The driver rubbed his brow where the scars from his accident should have been. Then he took another sip from the flask. Not too much. He didn't want to alarm his passenger by acting any more nervous than he had to. Slowly he dropped his hand back to the seat. He had to focus. He had to concentrate.

“No. You didn't want me here,” his passenger insisted, again in that hateful, kindly, yet all-knowing tone that the driver loathed.

The moon broke out of the cloud cover, and instantly the driver wished it hadn't. The bloodred
globe was huge and obscene and ringed with flame. Strange-looking, crimson-stained clouds scudded beneath it.

He'd never seen anything like it. Was it even real? Or was it just the mad, blistering fury throbbing in his temples that made it seem so ominous? Was he that charged on adrenaline?

No sooner had it appeared, than the livid moon vanished, leaving the night blacker than pitch again.

His lips felt dry, as did his throat. Every cell in his being screamed with the need to drain the whole damn flask. But he didn't dare take even the shortest pull. He knew he was close to some fatal edge.
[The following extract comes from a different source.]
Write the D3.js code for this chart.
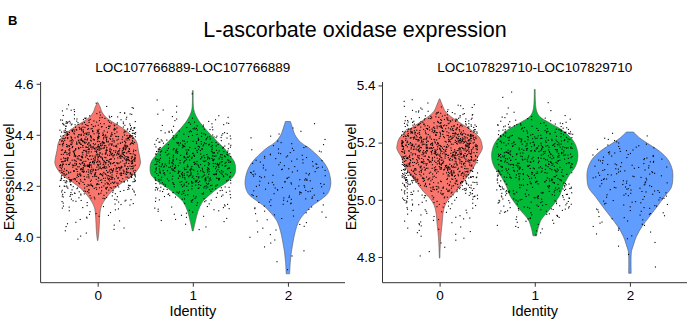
<!DOCTYPE html>
<html>
<head>
<meta charset="utf-8">
<script src="https://cdn.jsdelivr.net/npm/d3@7"></script>
<style>
  body { margin: 0; background: #fff; }
  text { font-family: "Liberation Sans", Arial, Helvetica, sans-serif; fill: #000; }
</style>
</head>
<body>
<svg id="chart" width="689" height="332"></svg>
<script>
// cluster identities, fill colours and number of cells per cluster
var identities = ["0", "1", "2"];
var groupColors = ["#F8766D", "#00BA38", "#619CFF"];
var cellCounts = [1150, 600, 170];

var geneA = "LOC107766889-LOC107766889";
var geneB = "LOC107829710-LOC107829710";
var ticksA = [4.0, 4.2, 4.4, 4.6];
var ticksB = [4.8, 5.0, 5.2, 5.4];
var domainA = [3.82, 4.607];
var domainB = [4.71, 5.412];

// violin outlines: [expression level, half width relative to the widest point]
var profileA0 = [[4.527,0.005],[4.508,0.06],[4.489,0.1],[4.469,0.19],[4.450,0.35],[4.424,0.6],[4.398,0.79],[4.372,0.91],[4.339,0.95],[4.307,0.99],[4.290,1.0],[4.274,0.97],[4.242,0.83],[4.216,0.6],[4.190,0.4],[4.164,0.25],[4.138,0.14],[4.112,0.07],[4.073,0.045],[4.021,0.03],[3.985,0.005]];
var profileA1 = [[4.573,0.01],[4.502,0.02],[4.476,0.07],[4.450,0.16],[4.424,0.29],[4.398,0.43],[4.372,0.58],[4.346,0.74],[4.320,0.86],[4.294,0.97],[4.268,1.0],[4.242,0.97],[4.216,0.81],[4.190,0.58],[4.164,0.39],[4.138,0.23],[4.099,0.12],[4.060,0.06],[4.023,0.01]];
var profileA2 = [[4.452,0.06],[4.42,0.12],[4.398,0.17],[4.37,0.3],[4.35,0.48],[4.33,0.62],[4.30,0.8],[4.27,0.92],[4.24,0.98],[4.205,1.0],[4.17,0.93],[4.14,0.72],[4.12,0.55],[4.09,0.38],[4.06,0.25],[4.02,0.17],[3.98,0.12],[3.94,0.08],[3.90,0.055],[3.855,0.04]];
var profileB0 = [[5.353,0.005],[5.333,0.06],[5.310,0.13],[5.287,0.3],[5.263,0.54],[5.240,0.77],[5.216,0.94],[5.193,0.99],[5.18,1.0],[5.169,0.97],[5.146,0.88],[5.123,0.83],[5.099,0.73],[5.076,0.62],[5.053,0.5],[5.029,0.38],[5.006,0.23],[4.982,0.13],[4.953,0.08],[4.918,0.06],[4.883,0.035],[4.854,0.02],[4.796,0.005]];
var profileB1 = [[5.386,0.01],[5.316,0.035],[5.292,0.11],[5.269,0.35],[5.246,0.62],[5.222,0.81],[5.199,0.93],[5.169,1.0],[5.140,1.0],[5.111,0.93],[5.088,0.81],[5.064,0.72],[5.047,0.66],[5.018,0.59],[4.988,0.46],[4.959,0.31],[4.930,0.15],[4.901,0.08],[4.874,0.04]];
var profileB2 = [[5.237,0.085],[5.216,0.23],[5.193,0.46],[5.169,0.7],[5.140,0.89],[5.105,0.99],[5.070,1.0],[5.041,0.96],[5.012,0.81],[4.977,0.64],[4.942,0.46],[4.906,0.28],[4.871,0.15],[4.836,0.07],[4.818,0.035],[4.743,0.03]];

var svg = d3.select('#chart');

svg.append('text')
    .attr('x', 8).attr('y', 25)
    .style('font-size', '13px').style('font-weight', 'bold')
    .text('B');

svg.append('text')
    .attr('x', 355).attr('y', 37)
    .attr('text-anchor', 'middle')
    .style('font-size', '21.5px')
    .text('L-ascorbate oxidase expression');

// place cells at evenly spaced quantiles of the outline's density
function quantileValues(profile, n) {
    var pts = profile.slice().sort(function(a, b){ return a[0] - b[0]; });
    var cum = [0];
    for (var i = 1; i < pts.length; i++) {
        cum.push(cum[i-1] + (pts[i][0] - pts[i-1][0]) * (pts[i][1] + pts[i-1][1]) / 2);
    }
    var total = cum[cum.length - 1];
    var out = [];
    var k = 1;
    for (var j = 0; j < n; j++) {
        var target = (j + 0.5) / n * total;
        while (k < pts.length - 1 && cum[k] < target) k++;
        var t = (target - cum[k-1]) / (cum[k] - cum[k-1]);
        out.push(pts[k-1][0] + t * (pts[k][0] - pts[k-1][0]));
    }
    return out;
}

function drawPanel(opts) {
    var left = opts.left, right = opts.right, top = 82, bottom = 282.7;
    var g = svg.append('g');

    // discrete axis: 0.6 units of padding either side
    var step = (right - left) / (identities.length - 1 + 1.2);
    var xc = function(id){ return left + step * (0.6 + identities.indexOf(id)); };

    var y = d3.scaleLinear().domain(opts.domain).range([bottom, top]);
    var halfWidth = step * 0.45;

    var area = d3.area()
        .curve(d3.curveCatmullRom)
        .y(function(d){ return y(d[0]); });

    opts.profiles.forEach(function(profile, i) {
        var cx = xc(identities[i]);
        g.append('path')
            .datum(profile)
            .attr('d', area
                .x0(function(d){ return cx - d[1] * halfWidth; })
                .x1(function(d){ return cx + d[1] * halfWidth; }))
            .style('fill', groupColors[i])
            .style('stroke', '#555')
            .style('stroke-width', 0.6);
    });

    // jittered cells
    var rng = d3.randomUniform.source(d3.randomLcg(opts.seed))(-1, 1);
    opts.profiles.forEach(function(profile, i) {
        var cx = xc(identities[i]);
        var vals = quantileValues(profile, cellCounts[i]);
        g.selectAll(null)
            .data(vals)
            .enter()
            .append('rect')
            .attr('x', function(d){ return cx + rng() * step * 0.4 - 0.55; })
            .attr('y', function(d){ return y(d) - 0.55; })
            .attr('width', 1.1)
            .attr('height', 1.1)
            .style('fill', '#000');
    });

    // axes
    var yAxis = d3.axisLeft(y).tickValues(opts.ticks).tickFormat(d3.format('.1f')).tickSizeOuter(0).tickSize(4).tickPadding(3);
    var ya = g.append('g').attr('transform', 'translate(' + left + ',0)').call(yAxis);
    ya.select('.domain').attr('d', 'M0,' + top + 'V' + bottom);

    var xAxis = d3.axisBottom(d3.scalePoint().domain(identities).range([xc('0'), xc('2')]))
        .tickSize(4).tickPadding(4);
    var xa = g.append('g').attr('transform', 'translate(0,' + bottom + ')').call(xAxis);
    xa.select('.domain').attr('d', 'M' + left + ',0H' + right);

    [ya, xa].forEach(function(a) {
        a.select('.domain').style('stroke', '#333').style('stroke-width', 1);
        a.selectAll('.tick line').style('stroke', '#333');
        a.selectAll('.tick text').style('font-size', '13.5px').style('font-family', '"Liberation Sans", Arial, sans-serif');
    });

    g.append('text')
        .attr('x', (left + right) / 2).attr('y', 72)
        .attr('text-anchor', 'middle')
        .style('font-size', '13.5px')
        .text(opts.title);

    g.append('text')
        .attr('x', (left + right) / 2).attr('y', 316)
        .attr('text-anchor', 'middle')
        .style('font-size', '14.5px')
        .text('Identity');

    g.append('text')
        .attr('transform', 'translate(' + (left - 26.5) + ',177) rotate(-90)')
        .attr('text-anchor', 'middle')
        .style('font-size', '14px')
        .text('Expression Level');
}

drawPanel({ left: 40.6, right: 345, domain: domainA, ticks: ticksA,
    profiles: [profileA0, profileA1, profileA2], title: geneA, seed: 11 });
drawPanel({ left: 382.5, right: 687, domain: domainB, ticks: ticksB,
    profiles: [profileB0, profileB1, profileB2], title: geneB, seed: 23 });
</script>
</body>
</html>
Later he could drink all he wanted.

Later. When it was over. When he felt brave and strong—when he was safe again. Later he would gloat about tonight, about how smart he'd been when he'd played this hand. Later he would review his clever revenge plot, too.

Later, after drinks and sex. Lots of sex with a woman who was good at it. Thinking about sex with
thinking about what she would do to him with her hands and lips, cooled his temper just enough.

“Of course I want you here,” he lied smoothly, whipping the steering wheel to the right so fast the car skidded and spit gravel. “It's just that I've got a lot on my mind.”

“Slow down.” The voice in the shadowy car was razor sharp now.

“All right.” The driver slammed on the brakes, and the car spun crazily in the gravel, throwing them toward the dash, before it stopped.

“Where the hell are we?” his passenger demanded.

“The Double Crown Ranch.”

“I don't believe you. Where's the house?”

“Over there.” He pointed. “See the light? Just through the trees.”

The juniper and oak were a solid mass of darkness. Still, a faint glow of silver had been visible seconds before.

“What are you trying to pull this time?”

He dug under the floor mat. Grabbing the big automatic, he pointed it at the other man's belly. “Shut up and get out of the car!”



“I want to talk to Ryan Fortune.”

“All in good time.”

“I came here to help you. I told people where I was going and whom I was coming to see.”

“Sure you did.”

The driver was smiling and yanking out the keys and opening his own door all at the same time. The other man lunged, grabbing the hand that held the gun.

“Bastard!” The driver threw him off and catapulted out of the car onto the sharp, limestone rocks. Vaguely he was aware of cicadas singing in the trees, aware too of the warm, sultry, summer heat.

The other man sprang on top of him and wrapped his wide hands around the wrist that held the gun and squeezed. Still, somehow the driver managed to lift the automatic and smash it onto his assailant's brow.

The other man collapsed, blood pouring down his
face. His body sagged to the ground as limply as a heavy bag of feed.